**PROVIDED MATERIAL**.
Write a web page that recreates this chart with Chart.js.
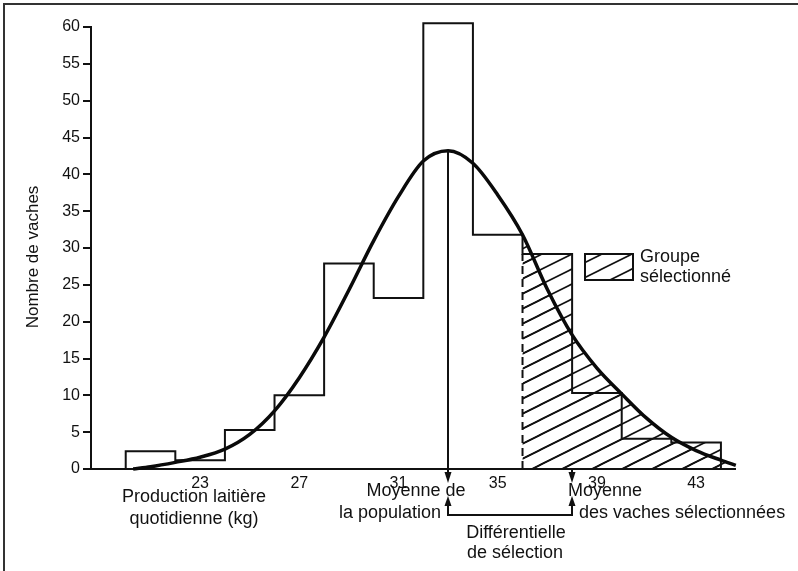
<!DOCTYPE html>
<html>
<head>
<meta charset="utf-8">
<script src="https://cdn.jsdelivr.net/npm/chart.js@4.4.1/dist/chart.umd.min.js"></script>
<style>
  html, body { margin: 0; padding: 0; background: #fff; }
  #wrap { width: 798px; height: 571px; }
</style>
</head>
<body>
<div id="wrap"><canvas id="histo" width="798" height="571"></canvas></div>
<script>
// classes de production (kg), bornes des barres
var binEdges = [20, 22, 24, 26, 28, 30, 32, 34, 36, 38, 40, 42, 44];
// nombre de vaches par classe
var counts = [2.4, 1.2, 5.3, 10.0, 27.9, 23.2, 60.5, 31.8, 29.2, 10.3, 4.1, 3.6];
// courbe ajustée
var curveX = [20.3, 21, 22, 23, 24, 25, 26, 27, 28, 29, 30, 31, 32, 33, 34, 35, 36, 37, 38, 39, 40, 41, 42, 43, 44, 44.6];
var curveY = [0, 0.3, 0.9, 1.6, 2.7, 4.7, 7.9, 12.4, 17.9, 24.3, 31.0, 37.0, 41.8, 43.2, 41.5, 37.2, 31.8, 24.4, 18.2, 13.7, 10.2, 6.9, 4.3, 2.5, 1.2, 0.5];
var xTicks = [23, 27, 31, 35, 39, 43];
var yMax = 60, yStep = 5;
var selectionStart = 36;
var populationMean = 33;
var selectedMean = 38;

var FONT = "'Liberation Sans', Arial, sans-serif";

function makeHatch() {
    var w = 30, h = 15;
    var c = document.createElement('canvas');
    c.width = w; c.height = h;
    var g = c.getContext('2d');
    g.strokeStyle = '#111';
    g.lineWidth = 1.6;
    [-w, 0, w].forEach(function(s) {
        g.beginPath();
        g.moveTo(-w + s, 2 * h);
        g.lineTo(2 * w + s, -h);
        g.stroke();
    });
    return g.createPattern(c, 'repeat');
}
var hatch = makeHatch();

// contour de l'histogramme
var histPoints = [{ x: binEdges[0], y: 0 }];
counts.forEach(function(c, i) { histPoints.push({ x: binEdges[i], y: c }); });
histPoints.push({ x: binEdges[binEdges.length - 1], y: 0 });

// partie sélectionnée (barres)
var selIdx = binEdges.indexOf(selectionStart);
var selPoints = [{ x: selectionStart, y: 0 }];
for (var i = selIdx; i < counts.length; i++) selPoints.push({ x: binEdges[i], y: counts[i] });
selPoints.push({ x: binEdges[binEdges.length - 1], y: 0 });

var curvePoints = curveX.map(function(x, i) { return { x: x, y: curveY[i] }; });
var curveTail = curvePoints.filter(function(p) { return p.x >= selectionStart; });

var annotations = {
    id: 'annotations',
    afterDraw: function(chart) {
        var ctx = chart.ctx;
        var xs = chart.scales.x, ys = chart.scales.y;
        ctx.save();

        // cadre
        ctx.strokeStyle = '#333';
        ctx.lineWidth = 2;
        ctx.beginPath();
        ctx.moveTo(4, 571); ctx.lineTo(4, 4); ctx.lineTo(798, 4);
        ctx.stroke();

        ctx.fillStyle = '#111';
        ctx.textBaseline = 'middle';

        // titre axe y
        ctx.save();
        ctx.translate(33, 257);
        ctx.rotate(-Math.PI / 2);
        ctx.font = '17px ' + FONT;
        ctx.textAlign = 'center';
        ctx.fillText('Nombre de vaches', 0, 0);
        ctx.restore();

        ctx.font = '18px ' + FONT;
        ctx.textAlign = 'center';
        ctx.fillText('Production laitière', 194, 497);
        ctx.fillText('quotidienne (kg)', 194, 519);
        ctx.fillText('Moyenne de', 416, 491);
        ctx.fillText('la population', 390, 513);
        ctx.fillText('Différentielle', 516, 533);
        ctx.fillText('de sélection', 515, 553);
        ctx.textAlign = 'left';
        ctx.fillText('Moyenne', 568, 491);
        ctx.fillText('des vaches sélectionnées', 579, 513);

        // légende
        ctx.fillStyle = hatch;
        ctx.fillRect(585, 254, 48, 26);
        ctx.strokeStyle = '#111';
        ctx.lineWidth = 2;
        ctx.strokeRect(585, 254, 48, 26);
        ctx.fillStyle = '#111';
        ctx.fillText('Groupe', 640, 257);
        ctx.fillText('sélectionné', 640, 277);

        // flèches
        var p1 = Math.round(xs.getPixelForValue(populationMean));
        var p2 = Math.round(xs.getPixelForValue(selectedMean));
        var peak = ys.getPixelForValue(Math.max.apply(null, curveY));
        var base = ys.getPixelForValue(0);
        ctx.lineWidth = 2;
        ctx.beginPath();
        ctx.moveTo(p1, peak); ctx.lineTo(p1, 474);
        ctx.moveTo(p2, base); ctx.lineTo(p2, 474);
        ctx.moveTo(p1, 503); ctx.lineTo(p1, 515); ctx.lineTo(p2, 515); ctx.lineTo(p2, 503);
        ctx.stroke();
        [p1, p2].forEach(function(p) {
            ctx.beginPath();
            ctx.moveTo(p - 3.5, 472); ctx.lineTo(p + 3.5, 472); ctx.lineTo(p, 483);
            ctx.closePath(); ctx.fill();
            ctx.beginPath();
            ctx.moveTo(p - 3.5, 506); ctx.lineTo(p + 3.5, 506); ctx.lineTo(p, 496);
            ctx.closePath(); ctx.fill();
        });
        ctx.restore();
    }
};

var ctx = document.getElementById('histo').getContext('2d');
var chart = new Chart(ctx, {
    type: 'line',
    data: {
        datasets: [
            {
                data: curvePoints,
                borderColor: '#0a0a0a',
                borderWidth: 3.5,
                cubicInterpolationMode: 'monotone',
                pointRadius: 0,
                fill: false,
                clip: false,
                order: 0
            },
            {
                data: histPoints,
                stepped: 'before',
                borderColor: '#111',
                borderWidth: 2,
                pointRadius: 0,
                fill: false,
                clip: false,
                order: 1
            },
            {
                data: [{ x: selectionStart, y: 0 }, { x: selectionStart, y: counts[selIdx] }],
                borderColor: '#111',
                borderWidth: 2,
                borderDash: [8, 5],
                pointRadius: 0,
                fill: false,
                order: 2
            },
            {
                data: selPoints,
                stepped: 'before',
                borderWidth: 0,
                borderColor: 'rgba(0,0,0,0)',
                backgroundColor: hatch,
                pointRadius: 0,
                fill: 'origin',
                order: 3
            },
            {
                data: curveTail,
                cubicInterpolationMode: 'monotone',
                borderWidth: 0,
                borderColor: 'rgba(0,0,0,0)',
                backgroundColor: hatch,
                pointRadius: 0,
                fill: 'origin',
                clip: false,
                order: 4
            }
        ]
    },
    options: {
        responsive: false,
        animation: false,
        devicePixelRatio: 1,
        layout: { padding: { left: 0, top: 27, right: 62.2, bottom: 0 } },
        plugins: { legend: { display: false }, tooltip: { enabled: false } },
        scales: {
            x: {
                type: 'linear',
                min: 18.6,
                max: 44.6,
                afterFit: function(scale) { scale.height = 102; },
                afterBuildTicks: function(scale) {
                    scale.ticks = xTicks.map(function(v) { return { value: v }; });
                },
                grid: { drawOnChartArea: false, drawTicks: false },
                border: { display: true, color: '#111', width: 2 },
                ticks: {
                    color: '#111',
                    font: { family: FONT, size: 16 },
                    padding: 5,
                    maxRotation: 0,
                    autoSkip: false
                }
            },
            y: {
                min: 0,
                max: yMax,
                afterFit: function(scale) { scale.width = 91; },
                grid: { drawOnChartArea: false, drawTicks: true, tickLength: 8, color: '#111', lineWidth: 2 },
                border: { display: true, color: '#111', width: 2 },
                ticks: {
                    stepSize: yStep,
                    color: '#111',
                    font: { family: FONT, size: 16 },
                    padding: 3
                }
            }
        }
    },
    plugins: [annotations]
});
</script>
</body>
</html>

**EXERCISE**. Would you reproduce the lines above, from the very first through the line containing "var selectedMean = 38;", exactly and without the pictures?

**WRITTEN ANSWER**.
Write a web page that recreates this chart with Chart.js.
<!DOCTYPE html>
<html>
<head>
<meta charset="utf-8">
<script src="https://cdn.jsdelivr.net/npm/chart.js@4.4.1/dist/chart.umd.min.js"></script>
<style>
  html, body { margin: 0; padding: 0; background: #fff; }
  #wrap { width: 798px; height: 571px; }
</style>
</head>
<body>
<div id="wrap"><canvas id="histo" width="798" height="571"></canvas></div>
<script>
// classes de production (kg), bornes des barres
var binEdges = [20, 22, 24, 26, 28, 30, 32, 34, 36, 38, 40, 42, 44];
// nombre de vaches par classe
var counts = [2.4, 1.2, 5.3, 10.0, 27.9, 23.2, 60.5, 31.8, 29.2, 10.3, 4.1, 3.6];
// courbe ajustée
var curveX = [20.3, 21, 22, 23, 24, 25, 26, 27, 28, 29, 30, 31, 32, 33, 34, 35, 36, 37, 38, 39, 40, 41, 42, 43, 44, 44.6];
var curveY = [0, 0.3, 0.9, 1.6, 2.7, 4.7, 7.9, 12.4, 17.9, 24.3, 31.0, 37.0, 41.8, 43.2, 41.5, 37.2, 31.8, 24.4, 18.2, 13.7, 10.2, 6.9, 4.3, 2.5, 1.2, 0.5];
var xTicks = [23, 27, 31, 35, 39, 43];
var yMax = 60, yStep = 5;
var selectionStart = 36;
var populationMean = 33;
var selectedMean = 38;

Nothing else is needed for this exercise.